» Task
Please print exactly the lines below, from the start of the material up to and including the line with "const comunidadNsNc = [5.3, 5.3, 8.1, 5.3];", but none of the pictures.

» Collected material
----------

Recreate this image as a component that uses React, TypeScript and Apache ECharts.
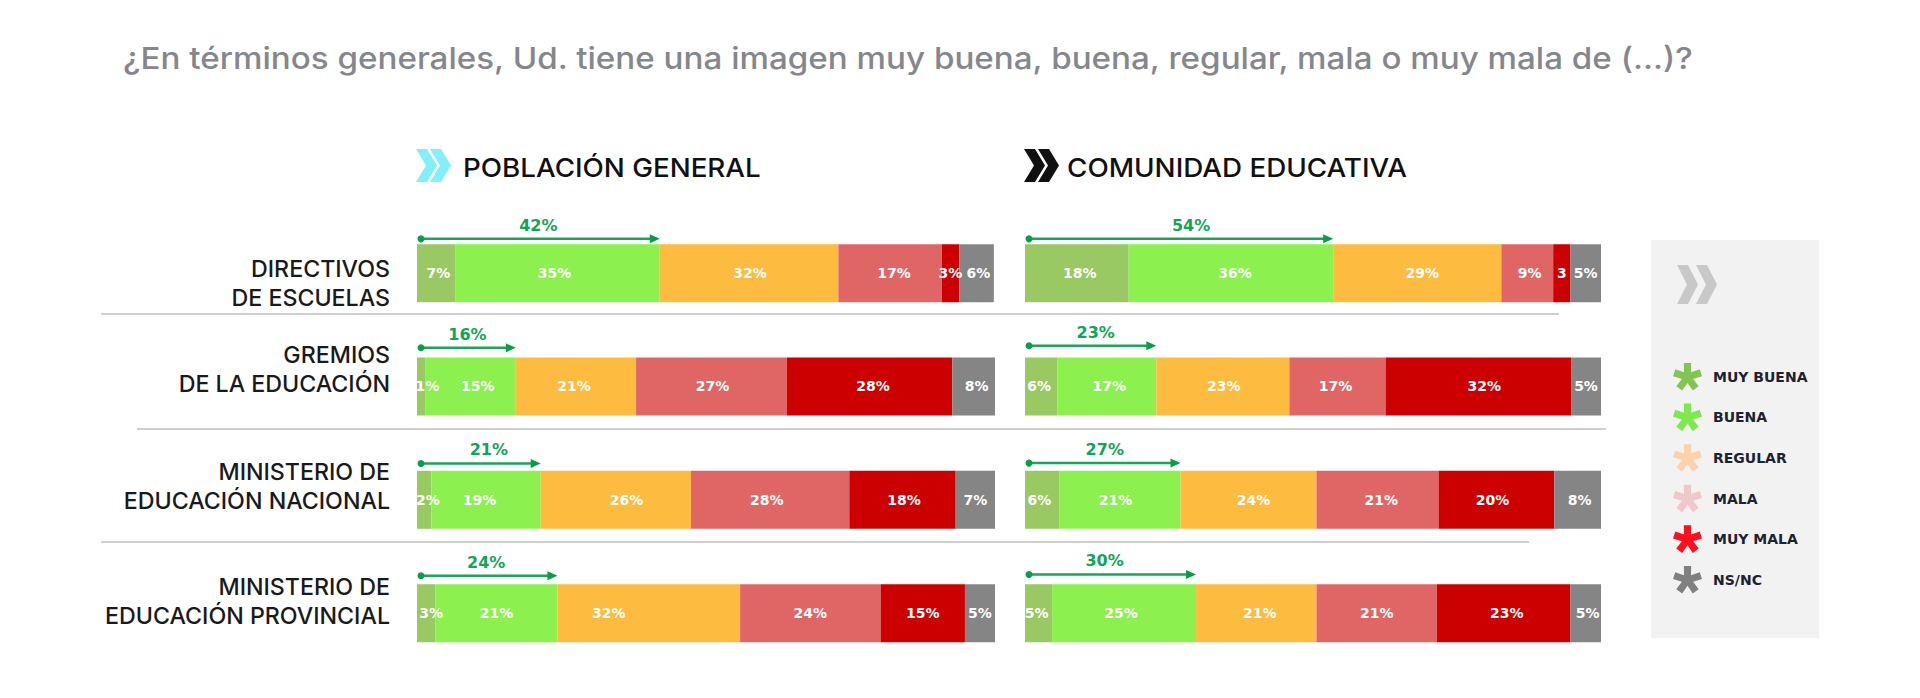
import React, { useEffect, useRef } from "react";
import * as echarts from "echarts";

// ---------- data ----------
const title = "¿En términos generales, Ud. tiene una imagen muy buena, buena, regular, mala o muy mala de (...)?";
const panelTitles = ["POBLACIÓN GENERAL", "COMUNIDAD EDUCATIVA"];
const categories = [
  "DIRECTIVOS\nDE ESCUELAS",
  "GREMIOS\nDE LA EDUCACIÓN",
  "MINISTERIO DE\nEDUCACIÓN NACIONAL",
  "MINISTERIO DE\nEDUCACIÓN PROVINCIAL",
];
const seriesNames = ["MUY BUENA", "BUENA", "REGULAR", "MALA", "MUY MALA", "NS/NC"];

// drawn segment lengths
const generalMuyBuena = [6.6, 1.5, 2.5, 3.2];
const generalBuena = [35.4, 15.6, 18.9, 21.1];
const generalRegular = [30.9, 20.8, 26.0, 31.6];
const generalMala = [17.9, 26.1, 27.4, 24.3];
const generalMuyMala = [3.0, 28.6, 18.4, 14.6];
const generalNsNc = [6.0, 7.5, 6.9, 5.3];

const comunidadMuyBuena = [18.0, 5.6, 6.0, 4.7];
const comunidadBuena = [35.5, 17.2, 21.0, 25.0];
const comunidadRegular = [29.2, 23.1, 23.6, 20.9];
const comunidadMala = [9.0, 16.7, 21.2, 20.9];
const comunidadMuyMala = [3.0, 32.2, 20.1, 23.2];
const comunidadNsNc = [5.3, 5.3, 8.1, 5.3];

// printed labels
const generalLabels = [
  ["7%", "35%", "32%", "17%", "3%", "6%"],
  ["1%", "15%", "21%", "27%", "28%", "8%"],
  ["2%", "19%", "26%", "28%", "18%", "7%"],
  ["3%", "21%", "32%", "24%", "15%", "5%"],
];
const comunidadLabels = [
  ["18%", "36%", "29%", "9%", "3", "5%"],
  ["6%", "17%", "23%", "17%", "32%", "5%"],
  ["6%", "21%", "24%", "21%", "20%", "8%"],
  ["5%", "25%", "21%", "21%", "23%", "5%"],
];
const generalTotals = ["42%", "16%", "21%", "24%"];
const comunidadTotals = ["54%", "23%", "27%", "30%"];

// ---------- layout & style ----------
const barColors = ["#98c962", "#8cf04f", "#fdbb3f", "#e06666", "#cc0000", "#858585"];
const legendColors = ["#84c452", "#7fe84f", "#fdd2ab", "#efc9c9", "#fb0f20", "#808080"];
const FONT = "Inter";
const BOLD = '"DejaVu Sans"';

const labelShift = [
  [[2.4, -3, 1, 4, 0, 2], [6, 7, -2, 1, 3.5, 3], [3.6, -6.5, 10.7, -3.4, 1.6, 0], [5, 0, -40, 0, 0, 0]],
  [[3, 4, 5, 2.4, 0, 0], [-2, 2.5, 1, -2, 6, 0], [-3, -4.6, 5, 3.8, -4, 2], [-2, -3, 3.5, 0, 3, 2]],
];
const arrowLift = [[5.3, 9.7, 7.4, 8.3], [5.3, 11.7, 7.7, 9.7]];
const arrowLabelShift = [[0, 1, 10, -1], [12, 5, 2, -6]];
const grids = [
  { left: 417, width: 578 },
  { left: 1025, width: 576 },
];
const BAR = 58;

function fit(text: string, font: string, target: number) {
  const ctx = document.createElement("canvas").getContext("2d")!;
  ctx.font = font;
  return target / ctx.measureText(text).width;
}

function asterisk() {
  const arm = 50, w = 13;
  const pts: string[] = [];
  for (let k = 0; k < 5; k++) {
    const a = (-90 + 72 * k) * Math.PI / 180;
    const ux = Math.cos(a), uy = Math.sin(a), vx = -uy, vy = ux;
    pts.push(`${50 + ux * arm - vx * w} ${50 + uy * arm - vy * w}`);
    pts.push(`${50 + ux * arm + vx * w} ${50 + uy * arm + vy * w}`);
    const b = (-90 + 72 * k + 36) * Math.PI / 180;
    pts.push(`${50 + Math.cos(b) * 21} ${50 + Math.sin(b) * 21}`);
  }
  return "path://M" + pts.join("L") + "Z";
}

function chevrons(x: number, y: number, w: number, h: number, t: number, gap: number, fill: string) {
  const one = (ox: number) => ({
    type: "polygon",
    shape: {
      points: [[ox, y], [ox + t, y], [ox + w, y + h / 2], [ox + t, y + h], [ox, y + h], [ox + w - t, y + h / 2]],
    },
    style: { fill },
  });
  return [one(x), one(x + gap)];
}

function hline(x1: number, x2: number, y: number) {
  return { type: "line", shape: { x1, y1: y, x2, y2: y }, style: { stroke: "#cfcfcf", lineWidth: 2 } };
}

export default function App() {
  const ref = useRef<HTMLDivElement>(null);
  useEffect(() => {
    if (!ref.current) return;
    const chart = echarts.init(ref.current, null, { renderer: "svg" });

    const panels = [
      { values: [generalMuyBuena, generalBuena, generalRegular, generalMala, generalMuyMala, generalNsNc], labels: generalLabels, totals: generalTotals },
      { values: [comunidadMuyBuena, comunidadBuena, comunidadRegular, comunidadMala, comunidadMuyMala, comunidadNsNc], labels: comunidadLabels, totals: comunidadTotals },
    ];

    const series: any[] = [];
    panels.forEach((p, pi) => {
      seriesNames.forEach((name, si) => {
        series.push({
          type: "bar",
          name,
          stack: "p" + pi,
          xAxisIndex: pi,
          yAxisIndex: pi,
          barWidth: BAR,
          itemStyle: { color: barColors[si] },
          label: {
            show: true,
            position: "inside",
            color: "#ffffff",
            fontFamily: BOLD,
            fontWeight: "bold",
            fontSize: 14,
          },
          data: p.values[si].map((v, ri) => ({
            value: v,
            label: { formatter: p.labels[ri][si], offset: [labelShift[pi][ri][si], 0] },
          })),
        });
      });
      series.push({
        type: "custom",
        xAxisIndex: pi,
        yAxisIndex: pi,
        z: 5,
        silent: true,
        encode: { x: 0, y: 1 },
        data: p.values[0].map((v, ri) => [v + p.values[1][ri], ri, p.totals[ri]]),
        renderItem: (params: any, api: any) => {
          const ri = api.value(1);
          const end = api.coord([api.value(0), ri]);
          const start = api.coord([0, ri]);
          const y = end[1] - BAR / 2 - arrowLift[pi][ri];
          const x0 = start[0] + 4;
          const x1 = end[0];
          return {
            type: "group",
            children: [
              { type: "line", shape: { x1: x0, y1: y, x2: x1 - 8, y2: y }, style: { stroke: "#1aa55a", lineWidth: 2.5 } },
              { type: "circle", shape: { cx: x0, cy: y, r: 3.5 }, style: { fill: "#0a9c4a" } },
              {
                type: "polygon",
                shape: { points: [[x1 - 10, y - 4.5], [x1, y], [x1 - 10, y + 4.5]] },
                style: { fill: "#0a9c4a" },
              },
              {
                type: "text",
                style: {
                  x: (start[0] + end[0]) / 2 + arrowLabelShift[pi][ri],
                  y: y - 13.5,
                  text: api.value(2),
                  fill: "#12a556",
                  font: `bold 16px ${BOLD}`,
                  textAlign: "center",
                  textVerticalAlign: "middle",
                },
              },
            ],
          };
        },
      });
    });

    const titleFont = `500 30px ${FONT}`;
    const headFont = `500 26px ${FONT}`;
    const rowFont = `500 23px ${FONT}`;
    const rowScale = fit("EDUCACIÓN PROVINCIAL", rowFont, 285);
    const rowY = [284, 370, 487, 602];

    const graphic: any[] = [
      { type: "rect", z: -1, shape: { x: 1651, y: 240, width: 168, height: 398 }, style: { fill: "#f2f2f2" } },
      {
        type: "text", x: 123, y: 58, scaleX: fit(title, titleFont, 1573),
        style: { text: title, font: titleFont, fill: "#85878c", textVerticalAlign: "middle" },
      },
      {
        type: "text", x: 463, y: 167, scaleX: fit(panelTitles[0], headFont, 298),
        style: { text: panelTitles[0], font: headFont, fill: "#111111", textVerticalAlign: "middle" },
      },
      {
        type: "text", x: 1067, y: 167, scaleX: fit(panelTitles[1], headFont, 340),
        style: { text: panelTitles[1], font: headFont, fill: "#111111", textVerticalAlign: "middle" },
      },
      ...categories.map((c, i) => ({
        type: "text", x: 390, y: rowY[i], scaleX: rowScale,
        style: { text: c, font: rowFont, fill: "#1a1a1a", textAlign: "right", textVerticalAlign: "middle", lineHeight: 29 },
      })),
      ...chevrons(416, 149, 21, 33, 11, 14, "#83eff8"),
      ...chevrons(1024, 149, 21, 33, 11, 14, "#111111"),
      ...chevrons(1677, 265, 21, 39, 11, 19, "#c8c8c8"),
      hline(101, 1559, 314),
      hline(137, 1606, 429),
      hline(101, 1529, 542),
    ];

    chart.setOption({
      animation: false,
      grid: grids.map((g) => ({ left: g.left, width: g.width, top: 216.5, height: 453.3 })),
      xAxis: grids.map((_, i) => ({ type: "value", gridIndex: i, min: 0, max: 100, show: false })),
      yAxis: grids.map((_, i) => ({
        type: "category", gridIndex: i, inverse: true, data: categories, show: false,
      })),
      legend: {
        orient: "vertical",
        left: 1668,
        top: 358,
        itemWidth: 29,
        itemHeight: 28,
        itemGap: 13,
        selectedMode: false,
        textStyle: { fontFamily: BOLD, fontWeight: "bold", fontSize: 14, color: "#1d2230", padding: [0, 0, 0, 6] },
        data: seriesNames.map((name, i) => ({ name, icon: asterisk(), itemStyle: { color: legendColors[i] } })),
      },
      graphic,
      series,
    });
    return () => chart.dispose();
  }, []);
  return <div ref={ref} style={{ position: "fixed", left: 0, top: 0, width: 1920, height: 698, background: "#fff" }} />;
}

----------

» Written solution
Recreate this image as a component that uses React, TypeScript and Apache ECharts.
import React, { useEffect, useRef } from "react";
import * as echarts from "echarts";

// ---------- data ----------
const title = "¿En términos generales, Ud. tiene una imagen muy buena, buena, regular, mala o muy mala de (...)?";
const panelTitles = ["POBLACIÓN GENERAL", "COMUNIDAD EDUCATIVA"];
const categories = [
  "DIRECTIVOS\nDE ESCUELAS",
  "GREMIOS\nDE LA EDUCACIÓN",
  "MINISTERIO DE\nEDUCACIÓN NACIONAL",
  "MINISTERIO DE\nEDUCACIÓN PROVINCIAL",
];
const seriesNames = ["MUY BUENA", "BUENA", "REGULAR", "MALA", "MUY MALA", "NS/NC"];

// drawn segment lengths
const generalMuyBuena = [6.6, 1.5, 2.5, 3.2];
const generalBuena = [35.4, 15.6, 18.9, 21.1];
const generalRegular = [30.9, 20.8, 26.0, 31.6];
const generalMala = [17.9, 26.1, 27.4, 24.3];
const generalMuyMala = [3.0, 28.6, 18.4, 14.6];
const generalNsNc = [6.0, 7.5, 6.9, 5.3];

const comunidadMuyBuena = [18.0, 5.6, 6.0, 4.7];
const comunidadBuena = [35.5, 17.2, 21.0, 25.0];
const comunidadRegular = [29.2, 23.1, 23.6, 20.9];
const comunidadMala = [9.0, 16.7, 21.2, 20.9];
const comunidadMuyMala = [3.0, 32.2, 20.1, 23.2];
const comunidadNsNc = [5.3, 5.3, 8.1, 5.3];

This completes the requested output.